Well I gave it my best try and was not selected for the open Oshkosh council seat. It being a 1 and 14 shot I am not really surprised. As I tweeted out, rejection is part of putting yourself out there. I know I was well qualified by any objective measure, and felt my materials, my talk, and my answers to council member questions demonstrated who I was and what I can contribute. In short I put it all out there, anything beyond that is out of my hands. I am sure each individual council member had their reasons for how they voted. It was interesting that there was no debate regarding why council members favored who they favored, though that appeared to be a process issue.
So what now? Personally, I wish the new council the best. As I stated last night the role of a board member is to serve as a bridge between the values of Oshkosh residents and the professional management of the city. It was clear while watching the decision-making process that there are entrenched coalitions on the council, which promises to make serving on this current council, well, interesting.

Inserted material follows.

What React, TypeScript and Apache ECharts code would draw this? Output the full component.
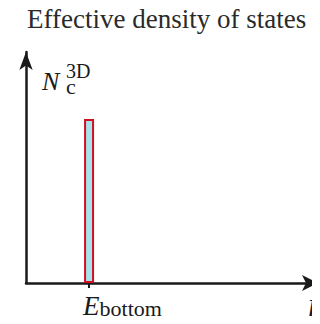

I am lucky in that I get to continue my service on the Plan Commission, working in the community, and making a positive impact where I can. It was heartening that so many of the other applicants are similarly positioned to contribute. It is a little disheartening that (and this is just my perception) economic development and good financial oversight seem to viewed as competing interests to diversity and inclusion. It does not have to be that way.
Diversity and inclusion should be reflected in budgets, both the process and the final product. Failing in that regard makes the budget, which is the contract between the government and the governed, fundamentally flawed. Diversity and inclusion are tools for economic development, they are concepts that legitimize decision-making and attract businesses. And Inclusion is not some abstract idea, we can operationalize it by inviting people to serve, providing basic cultural competency training to front-line bureaucrats, translating documents, and prioritizing it during the procurement processes (among many other things). These steps actually make government more efficient by ensuring we are meeting everyone where they are at. Inclusion, like transparency and accountability, are proactive concepts that increase trust, legitimacy, and performance.
We can pursue inclusion and responsible financial oversight and economic development. We can have it both ways. We need to have it both ways, because if we do not we are falling behind.
I strongly believe that persistence is what leads to good things happening. So I plan to be persistent.